The impromptu monologue worked wonders, pulling unashamedly at the president’s heartstrings, and as opposed to having his contract torn up by the club it was extended by a further six months for his loyalty to the man who had signed him. And with that the great charade continued.
Since the dawn of humankind greed has plotted the downfall of many a great man, and the same could almost be said of Carlos Henrique, if it wasn’t for his ludicrous ingenuity and absurd knack for spontaneous problem solving; skills that were once again put to the test following a move to sunny Southern Europe.
Not content with deceiving his way through a professional career in Brazil, Henrique looked to move abroad again and jumped at the chance to join France’s Gazélec Ajaccio. Upon arriving at the Corsican club, Henrique was mortified to have been greeted by a stadium packed with elated supporters, every one of them eagerly anticipating a peek at the samba skills they had been promised their slick new signing from South America could deliver.
Knowing that he had stretched his fake-injury routine a little thin over the years, and with no fractious fans to bail him out again, Henrique leafed through the pages of the Deception For Dummies he kept in the recesses of his mind, in search of inspiration. Then it hit him: the crowd could only discover his true footballing aptitude if there were footballs for him to play with. And so our have-a-go-Houdini set about leathering every ball in sight into the crowd, as souvenirs for the grateful Ajaccio faithful, all the while making sure to be seen kissing the badge of his newly-beloved Ajaccio at every possible opportunity.

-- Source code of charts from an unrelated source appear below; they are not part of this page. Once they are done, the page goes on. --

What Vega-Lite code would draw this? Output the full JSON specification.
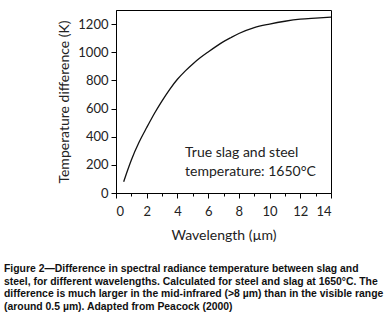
{
  "$schema": "https://vega.github.io/schema/vega-lite/v6.json",
  "width": 215,
  "height": 183,
  "autosize": "none",
  "padding": {"left": 116, "top": 10, "right": 60, "bottom": 123},
  "config": {
    "view": {"stroke": "black", "strokeWidth": 1},
    "axis": {"labelFont": "Lato", "titleFont": "Lato", "labelFontSize": 13, "titleFontSize": 14, "titleFontWeight": "normal", "labelColor": "#222", "titleColor": "#222", "domainColor": "black", "tickColor": "black", "grid": false, "labelOverlap": false}
  },
  "title": {
    "text": ["Figure 2—Difference in spectral radiance temperature between slag and", "steel, for different wavelengths. Calculated for steel and slag at 1650°C. The", "difference is much larger in the mid-infrared (>8 µm) than in the visible range", "(around 0.5 µm). Adapted from Peacock (2000)"],
    "orient": "bottom",
    "anchor": "start",
    "frame": "group",
    "dx": -112,
    "offset": 22,
    "font": "Liberation Sans",
    "fontSize": 10.4,
    "fontWeight": "bold",
    "color": "#111",
    "lineHeight": 12.5
  },
  "resolve": {"axis": {"x": "independent"}},
  "layer": [
    {
      "data": {"values": [
        {"w": 0.5, "t": 80}, {"w": 0.75, "t": 160}, {"w": 1.0, "t": 235}, {"w": 1.5, "t": 360},
        {"w": 2.0, "t": 465}, {"w": 2.5, "t": 565}, {"w": 3.0, "t": 655}, {"w": 3.5, "t": 737},
        {"w": 4.0, "t": 808}, {"w": 4.5, "t": 866}, {"w": 5.0, "t": 917}, {"w": 5.5, "t": 962},
        {"w": 6.0, "t": 1002}, {"w": 6.5, "t": 1040}, {"w": 7.0, "t": 1075}, {"w": 7.5, "t": 1105},
        {"w": 8.0, "t": 1133}, {"w": 9.0, "t": 1175}, {"w": 10.0, "t": 1200}, {"w": 11.0, "t": 1220},
        {"w": 12.0, "t": 1235}, {"w": 13.0, "t": 1243}, {"w": 14.0, "t": 1250}
      ]},
      "mark": {"type": "line", "color": "#111", "strokeWidth": 1.3, "interpolate": "monotone"},
      "encoding": {
        "x": {"field": "w", "type": "quantitative", "scale": {"domain": [0, 14], "nice": false}, "axis": {"orient": "bottom", "title": "Wavelength (µm)", "values": [0, 2, 4, 6, 8, 10, 12, 14], "format": "d", "tickSize": 5, "labelPadding": 7, "titlePadding": 10}},
        "y": {"field": "t", "type": "quantitative", "scale": {"domain": [0, 1300], "nice": false}, "axis": {"title": "Temperature difference (K)", "values": [0, 200, 400, 600, 800, 1000, 1200], "format": "d", "tickSize": 5, "labelPadding": 3, "titlePadding": 6}}
      }
    },
    {
      "data": {"values": [
        {"w": 4.5, "t": 284, "label": "True slag and steel"},
        {"w": 4.5, "t": 151, "label": "temperature: 1650°C"}
      ]},
      "mark": {"type": "text", "align": "left", "baseline": "middle", "font": "Lato", "fontSize": 14, "color": "#222"},
      "encoding": {
        "x": {"field": "w", "type": "quantitative", "axis": {"orient": "bottom", "title": null, "values": [1, 3, 5, 7, 9, 11, 13], "labels": false, "tickSize": 3, "domain": false}},
        "y": {"field": "t", "type": "quantitative", "axis": {"title": "Temperature difference (K)", "values": [0, 200, 400, 600, 800, 1000, 1200], "format": "d", "tickSize": 5, "labelPadding": 3, "titlePadding": 6}},
        "text": {"field": "label"}
      }
    }
  ]
}
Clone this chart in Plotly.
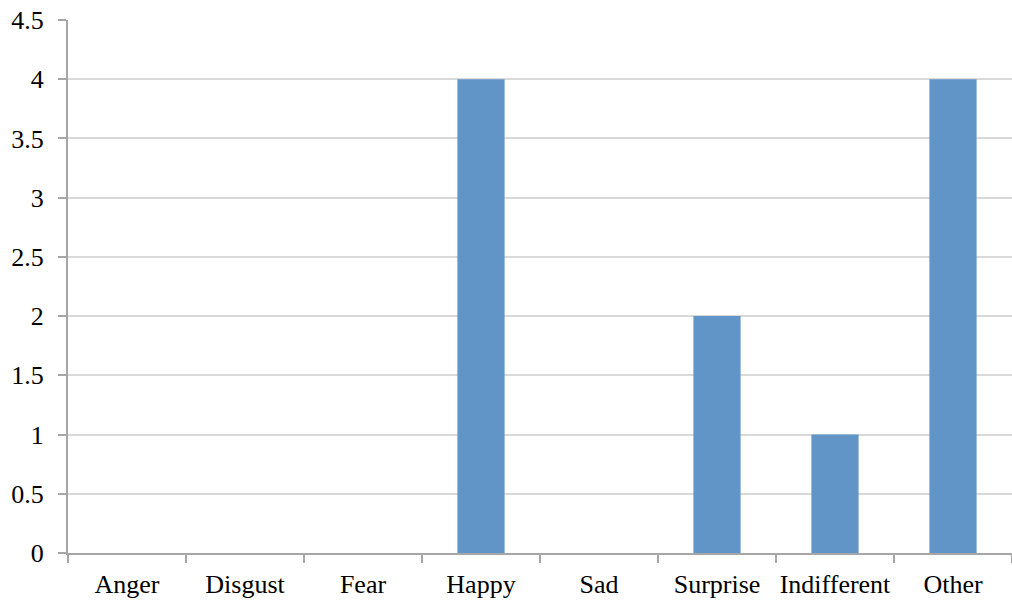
import plotly.graph_objects as go

# Emotion categories and their counts
categories = ["Anger", "Disgust", "Fear", "Happy", "Sad", "Surprise", "Indifferent", "Other"]
counts = [0, 0, 0, 4, 0, 2, 1, 4]

y_ticks = [0, 0.5, 1, 1.5, 2, 2.5, 3, 3.5, 4, 4.5]
y_tick_text = ["0", "0.5", "1", "1.5", "2", "2.5", "3", "3.5", "4", "4.5"]

fig = go.Figure(
    go.Bar(
        x=categories,
        y=counts,
        marker=dict(color="#6195C8", line=dict(width=0)),
        width=0.4,
    )
)

font = dict(family="Liberation Serif", size=26, color="#000000")

fig.update_layout(
    width=1012,
    height=601,
    margin=dict(l=68, r=0, t=20, b=48),
    paper_bgcolor="white",
    plot_bgcolor="white",
    font=font,
    showlegend=False,
    xaxis=dict(
        type="category",
        showgrid=False,
        showline=True,
        linecolor="#A6A6A6",
        linewidth=2,
        ticks="outside",
        tickson="boundaries",
        ticklen=8,
        tickcolor="#A6A6A6",
        tickwidth=2,
        tickangle=0,
        automargin=False,
        ticklabelstandoff=7,
        tickfont=font,
    ),
    yaxis=dict(
        range=[0, 4.5],
        tickvals=y_ticks,
        ticktext=y_tick_text,
        showgrid=True,
        gridcolor="#D9D9D9",
        gridwidth=2,
        showline=True,
        linecolor="#A6A6A6",
        linewidth=2,
        ticks="outside",
        ticklen=8,
        tickcolor="#A6A6A6",
        tickwidth=2,
        automargin=False,
        ticklabelstandoff=9,
        zeroline=False,
        tickfont=font,
    ),
)

fig.write_html("out.html")
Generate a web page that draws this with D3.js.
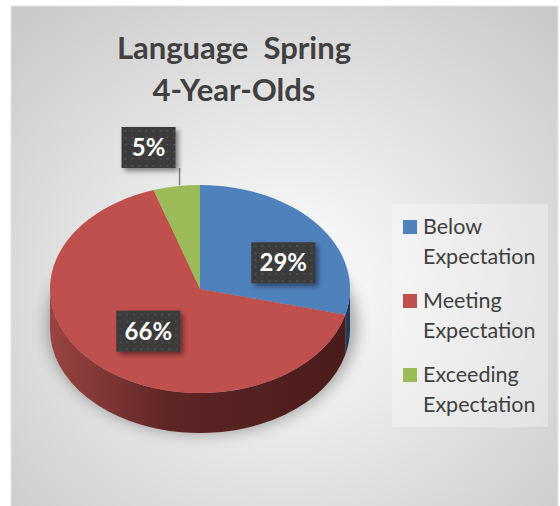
<!DOCTYPE html>
<html>
<head>
<meta charset="utf-8">
<script src="https://cdn.jsdelivr.net/npm/d3@7"></script>
<style>
  body { margin: 0; background: #fff; }
  svg { display: block; }
</style>
</head>
<body>
<div id="chart"></div>
<script>
// chart data
const categories = ["Below Expectation", "Meeting Expectation", "Exceeding Expectation"];
const legendLines = [["Below", "Expectation"], ["Meeting", "Expectation"], ["Exceeding", "Expectation"]];
const values = [29, 66, 5];
const colors = ["#4f81bd", "#c0504d", "#9bbb59"];
const sideColors = [["#3d6796", "#223a58"], ["#9b4441", "#4a1b1b"], ["#7a9446", "#4b5c2a"]];
const titleLines = ["Language  Spring", "4-Year-Olds"];

const width = 560, height = 506;
const cx = 200, cy = 289, rx = 150, ry = 104, depth = 40;

const svg = d3.select("#chart").append("svg")
    .attr("width", width)
    .attr("height", height);

const defs = svg.append("defs");

// background gradient
const bg = defs.append("radialGradient")
    .attr("id", "bg")
    .attr("cx", "50%").attr("cy", "55%").attr("r", "72%");
bg.append("stop").attr("offset", "0%").attr("stop-color", "#ffffff");
bg.append("stop").attr("offset", "100%").attr("stop-color", "#c9c9c9");

svg.append("rect")
    .attr("x", 11).attr("y", 6)
    .attr("width", 547).attr("height", 510)
    .attr("fill", "url(#bg)")
    .attr("stroke", "#e4e4e4")
    .attr("stroke-width", 1);

// blur for shadows
const blur = defs.append("filter").attr("id", "blur")
    .attr("x", "-30%").attr("y", "-30%").attr("width", "160%").attr("height", "160%");
blur.append("feGaussianBlur").attr("stdDeviation", 7);

const boxShadow = defs.append("filter").attr("id", "boxShadow")
    .attr("x", "-30%").attr("y", "-30%").attr("width", "170%").attr("height", "170%");
boxShadow.append("feDropShadow")
    .attr("dx", 3).attr("dy", 3).attr("stdDeviation", 2.5)
    .attr("flood-color", "#000").attr("flood-opacity", 0.45);

// dotted pattern for the data label boxes
const pat = defs.append("pattern")
    .attr("id", "dots")
    .attr("width", 7).attr("height", 7)
    .attr("patternUnits", "userSpaceOnUse");
pat.append("rect").attr("width", 7).attr("height", 7).attr("fill", "#3b3b3b");
pat.append("rect").attr("x", 3).attr("y", 3).attr("width", 1.6).attr("height", 1.6).attr("fill", "#575757");

// title
svg.append("g")
    .selectAll("text")
    .data(titleLines)
    .join("text")
    .attr("x", 234)
    .attr("y", (d, i) => 59 + i * 42)
    .attr("text-anchor", "middle")
    .attr("font-family", "Lato")
    .attr("font-weight", "bold")
    .attr("font-size", 31)
    .attr("fill", "#404040")
    .style("white-space", "pre")
    .text(d => d);

// pie layout
const pie = d3.pie().sort(null).value(d => d);
const arcsData = pie(values);

// shadow under the pie
svg.append("ellipse")
    .attr("cx", cx + 2).attr("cy", cy + depth - 4)
    .attr("rx", rx + 6).attr("ry", ry + 6)
    .attr("fill", "#555")
    .attr("opacity", 0.45)
    .attr("filter", "url(#blur)");

// side walls (only the front half is visible)
const pt = (a, dy) => [cx + rx * Math.sin(a), cy - ry * Math.cos(a) + dy];

arcsData.forEach((d, i) => {
    const g = defs.append("linearGradient")
        .attr("id", `side-${i}`)
        .attr("gradientUnits", "userSpaceOnUse")
        .attr("x1", cx - rx).attr("x2", cx + rx);
    g.append("stop").attr("offset", "0%").attr("stop-color", sideColors[i][0]);
    g.append("stop").attr("offset", "40%").attr("stop-color", d3.interpolate(sideColors[i][0], sideColors[i][1])(0.75));
    g.append("stop").attr("offset", "100%").attr("stop-color", sideColors[i][1]);
});

const sides = arcsData.map((d, i) => {
    const a0 = Math.max(d.startAngle, Math.PI / 2);
    const a1 = Math.min(d.endAngle, Math.PI * 3 / 2);
    return { i, a0, a1 };
}).filter(s => s.a1 > s.a0);

svg.append("g")
    .selectAll("path")
    .data(sides)
    .join("path")
    .attr("d", s => {
        const p0 = pt(s.a0, 0), p1 = pt(s.a1, 0);
        const q1 = pt(s.a1, depth), q0 = pt(s.a0, depth);
        return `M${p0}A${rx},${ry} 0 0 1 ${p1}L${q1}A${rx},${ry} 0 0 0 ${q0}Z`;
    })
    .attr("fill", s => `url(#side-${s.i})`);

// top surface
const arc = d3.arc().innerRadius(0).outerRadius(rx);
svg.append("g")
    .attr("transform", `translate(${cx},${cy}) scale(1,${ry / rx})`)
    .selectAll("path")
    .data(arcsData)
    .join("path")
    .attr("d", arc)
    .attr("fill", (d, i) => colors[i]);

// data labels
const labelRx = 0.61, labelRy = 0.49;
const labels = arcsData.map((d, i) => {
    const mid = (d.startAngle + d.endAngle) / 2;
    const text = values[i] + "%";
    const w = text.length > 2 ? 64 : 54;
    const h = 41;
    if (d.endAngle - d.startAngle < 0.5) {
        // small slice: outside with a leader line
        const p = pt(mid, 0);
        const top = cy - ry - 58;
        return { text, w, h, x: p[0] - 1 - w, y: top, line: [[p[0] + 3, top + h], [p[0] + 3, p[1] - 1]] };
    }
    const x = cx + labelRx * rx * Math.sin(mid) + 11;
    const y = cy - labelRy * ry * Math.cos(mid) + 5;
    return { text, w, h, x: x - w / 2, y: y - h / 2 };
});

const lg = svg.append("g");
lg.selectAll("line")
    .data(labels.filter(l => l.line))
    .join("line")
    .attr("x1", l => l.line[0][0]).attr("y1", l => l.line[0][1])
    .attr("x2", l => l.line[1][0]).attr("y2", l => l.line[1][1])
    .attr("stroke", "#7f7f7f")
    .attr("stroke-width", 1.5);

const lab = lg.selectAll("g")
    .data(labels)
    .join("g")
    .attr("transform", l => `translate(${l.x},${l.y})`);
lab.append("rect")
    .attr("width", l => l.w).attr("height", l => l.h)
    .attr("fill", "url(#dots)")
    .attr("filter", "url(#boxShadow)");
lab.append("text")
    .attr("x", l => l.w / 2)
    .attr("y", l => l.h / 2 + 8.5)
    .attr("text-anchor", "middle")
    .attr("font-family", "Lato")
    .attr("font-weight", "bold")
    .attr("font-size", 24)
    .attr("fill", "#fff")
    .text(l => l.text);

// legend
const legend = svg.append("g").attr("transform", "translate(392,204)");
legend.append("rect")
    .attr("width", 156).attr("height", 223)
    .attr("fill", "#fff").attr("opacity", 0.3);

const items = legend.selectAll("g.item")
    .data(categories)
    .join("g")
    .attr("class", "item")
    .attr("transform", (d, i) => `translate(0,${i * 74})`);
items.append("rect")
    .attr("x", 11).attr("y", 16)
    .attr("width", 14).attr("height", 14)
    .attr("fill", (d, i) => colors[i]);
items.selectAll("text")
    .data((d, i) => legendLines[i])
    .join("text")
    .attr("x", 31)
    .attr("y", (d, j) => 30 + j * 30)
    .attr("font-family", "Lato")
    .attr("font-size", 21.5)
    .attr("fill", "#404040")
    .text(d => d);
</script>
</body>
</html>
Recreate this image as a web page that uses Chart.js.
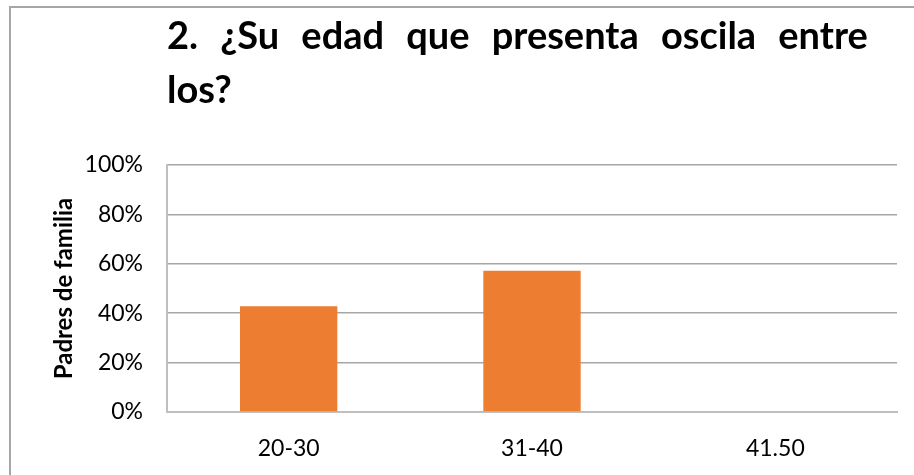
<!DOCTYPE html>
<html>
<head>
<meta charset="utf-8">
<script src="https://cdn.jsdelivr.net/npm/chart.js@4/dist/chart.umd.min.js"></script>
<style>
html,body{margin:0;padding:0;background:#fff;}
#wrap{position:relative;width:914px;height:475px;}
</style>
</head>
<body>
<div id="wrap"><canvas id="c" width="914" height="475"></canvas></div>
<script>
const categories = ["20-30", "31-40", "41.50"];
const values = [42.86, 57.14, 0];
const yTicks = [0, 20, 40, 60, 80, 100];
const titleLines = ["2.\u2004\u2005¿Su\u2004\u2005edad\u2004\u2005que\u2004\u2005presenta\u2004\u2005oscila\u2004\u2005entre", "los?"];
const yAxisTitle = "Padres de familia";

const frame = {
  id: 'frame',
  beforeDraw(chart) {
    const ctx = chart.ctx;
    ctx.save();
    ctx.strokeStyle = '#a6a6a6';
    ctx.lineWidth = 2;
    ctx.strokeRect(10, 7, 940, 500);
    ctx.restore();
  }
};

new Chart(document.getElementById('c'), {
  type: 'bar',
  data: {
    labels: categories,
    datasets: [{
      data: values,
      backgroundColor: '#ED7D31',
      borderWidth: 0,
      barPercentage: 0.4,
      categoryPercentage: 1.0
    }]
  },
  options: {
    responsive: false,
    animation: false,
    events: [],
    layout: { padding: { left: 0, right: 17, top: 0, bottom: 0 } },
    plugins: {
      legend: { display: false },
      tooltip: { enabled: false },
      title: {
        display: true,
        fullSize: false,
        align: 'start',
        text: titleLines,
        color: '#000',
        font: { family: 'Lato', weight: 'bold', size: 38, lineHeight: 54 / 38 },
        padding: { top: 10, bottom: 47 }
      }
    },
    scales: {
      x: {
        grid: { display: false, drawTicks: false },
        border: { display: true, color: '#BFBFBF', width: 2 },
        ticks: { color: '#000', font: { family: 'Lato', size: 23 }, padding: 23 },
        afterFit(s) { s.height = 63; }
      },
      y: {
        min: 0,
        max: 100,
        afterBuildTicks(s) { s.ticks = yTicks.map(v => ({ value: v })); },
        grid: { color: '#A6A6A6', lineWidth: 1.5, drawTicks: false },
        border: { display: true, color: '#BFBFBF', width: 2 },
        ticks: {
          color: '#000',
          font: { family: 'Lato', size: 23 },
          padding: 24,
          callback: v => v + '%'
        },
        title: {
          display: true,
          text: yAxisTitle,
          color: '#000',
          font: { family: 'Lato', weight: 'bold', size: 24 },
          padding: { top: 50, bottom: 0 }
        },
        afterFit(s) { s.width = 167; }
      }
    }
  },
  plugins: [frame]
});
</script>
</body>
</html>
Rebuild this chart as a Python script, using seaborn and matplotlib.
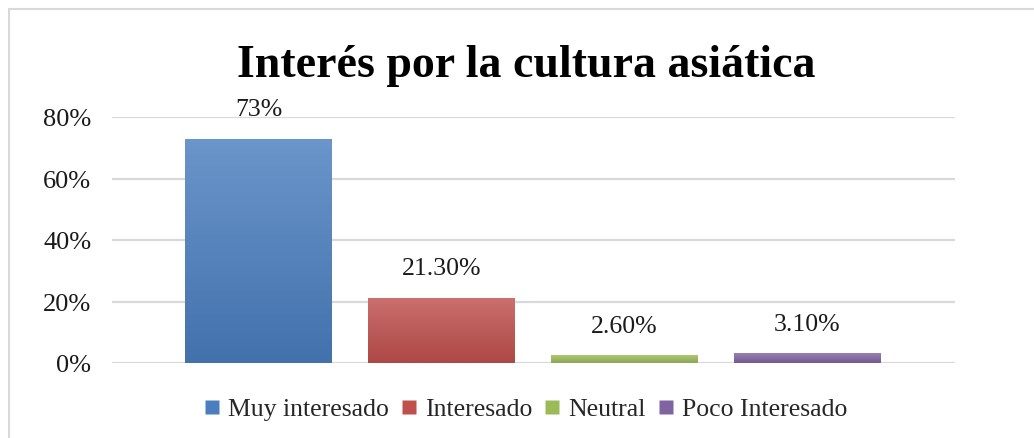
import numpy as np
import pandas as pd
import matplotlib
matplotlib.use("Agg")
import matplotlib.pyplot as plt
from matplotlib.patches import Rectangle
from matplotlib.lines import Line2D
import matplotlib.colors as mcolors
import seaborn as sns

categories = ["Muy interesado", "Interesado", "Neutral", "Poco Interesado"]
values = [0.73, 0.213, 0.026, 0.031]
value_labels = ["73%", "21.30%", "2.60%", "3.10%"]
colors = ["#4a7ebf", "#c0504d", "#9bbb59", "#8064a2"]
yticks = [0.0, 0.2, 0.4, 0.6, 0.8]
ytick_labels = ["0%", "20%", "40%", "60%", "80%"]
title = "Interés por la cultura asiática"

sns.set_theme(style="white")
plt.rcParams["font.family"] = ["Liberation Serif", "DejaVu Serif"]

df = pd.DataFrame({"cat": categories, "val": values})

fig = plt.figure(figsize=(10.34, 4.39), dpi=100)
ax = fig.add_axes([112/1034, 1-364/439, (955-112)/1034, (364-118)/439])

sns.barplot(data=df, x="cat", y="val", hue="cat", palette=colors,
            width=0.803, legend=False, ax=ax, saturation=1, edgecolor="none")

ax.set_xlim(-0.80, 3.806)
ax.set_ylim(0, 0.8)

# gradient fill for each bar
for patch, c in zip(ax.patches, colors):
    x, y = patch.get_x(), patch.get_y()
    w, h = patch.get_width(), patch.get_height()
    base = np.array(mcolors.to_rgb(c))
    top = base + (1 - base) * 0.18
    bot = base * 0.9
    n = 64
    t = np.linspace(0, 1, n)[:, None]
    grad = top[None, :] * (1 - t) + bot[None, :] * t
    img = grad[:, None, :]
    im = ax.imshow(img, extent=[x, x + w, y, y + h], aspect="auto",
                   origin="upper", zorder=patch.get_zorder() + 0.1,
                   interpolation="bilinear")
    im.set_clip_path(patch)
ax.set_xlim(-0.80, 3.806)
ax.set_ylim(0, 0.8)

for i, (v, lab) in enumerate(zip(values, value_labels)):
    ax.annotate(lab, (i, v), xytext=(0, 21), textcoords="offset points",
                ha="center", va="center", fontsize=18.5, color="#1a1a1a",
                annotation_clip=False)

ax.set_yticks(yticks)
ax.set_yticklabels(ytick_labels, fontsize=19, color="#1a1a1a")
ax.set_xticks([])
ax.set_xlabel("")
ax.set_ylabel("")
ax.tick_params(axis="y", length=0, pad=15)
ax.yaxis.grid(True, color="#d9d9d9", linewidth=1.6)
ax.set_axisbelow(True)
for s in ax.spines.values():
    s.set_visible(False)

fig.text(526/1034, 1-66/439, title, ha="center", va="center",
         fontsize=33, fontweight="bold", color="black")

handles = [Line2D([0], [0], marker="s", linestyle="none", markersize=10,
                  markerfacecolor=c, markeredgecolor="none") for c in colors]
fig.legend(handles, categories, loc="center", bbox_to_anchor=(526/1034, 1-410/439),
           ncol=4, frameon=False, fontsize=18.5, handlelength=0.55,
           handletextpad=0.35, columnspacing=0.5)

# outer chart border
border = Rectangle((9/1034, -0.05), 1.1, 1-10/439+0.05, transform=fig.transFigure,
                   fill=False, edgecolor="#d9d9d9", linewidth=1.5)
fig.patches.append(border)

fig.savefig("out.png", dpi=100, facecolor="white")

Left without any footballs to conduct their practice match with, he and his new team-mates could do little more than a spot of light fitness training and there was one player in particular who was more than happy to oblige with the sudden schedule reshuffle.
Remarkably Henrique is said to have remained at Ajaccio until he decided to call it a day aged 39; in the process of making his boots the first to have been hung up before ever being laced up. Still, the pseudo-striker was said to have featured sporadically for the team from Corsica, in 20-minute bursts on occasion, which, if true, would have seen him leave a far greater legacy in France than he did in the United States or Mexico.
Through the many stories collated in the years since his ‘career’ drew to a close, it is clear that Henrique’s behaviour was that of a man so desperate to emulate the Brazilian World Cup winners he grew up watching as a child he would do anything to make it, even if it meant slaloming in and out of increasingly farcical situations on a regular basis. Accounts of Henrique openly rejecting deals to bigger clubs on a mobile phone, while speaking English, intentionally within range of his Botafogo team-mates, evidences yet another example of this, and paints the picture of a young man desperate for approval amongst his peers.
In reality, one of the Botafogo fitness coaches was a fluent English speaker who knew Henrique was speaking gibberish the entire time, and the mobile phone he had been using was in fact a plastic toy. What this says of Henrique and the believability of his many other stunts really needs no further explanation.
With the majority of Carlos Henrique’s stories having been brought to light by the man himself, or by the very friends that enabled so many of his antics, it is nigh on impossible to extract the fact from the fiction. The mere fact that Henrique claimed, in the early days, to have been attributed the nickname ‘Kaiser’ on account of the similarities he shared with the legendary German defender Franz Beckenbauer calls into question every word uttered by the Brazilian.
But whether embellished, exaggerated, or entirely fabricated, the tale of Carlos Henrique Raposo, much like a misheard Chinese whisper, is simply too grand not to pass on, and for that reason alone will surely live on, long beyond the man himself, as the story of football’s most audacious conman.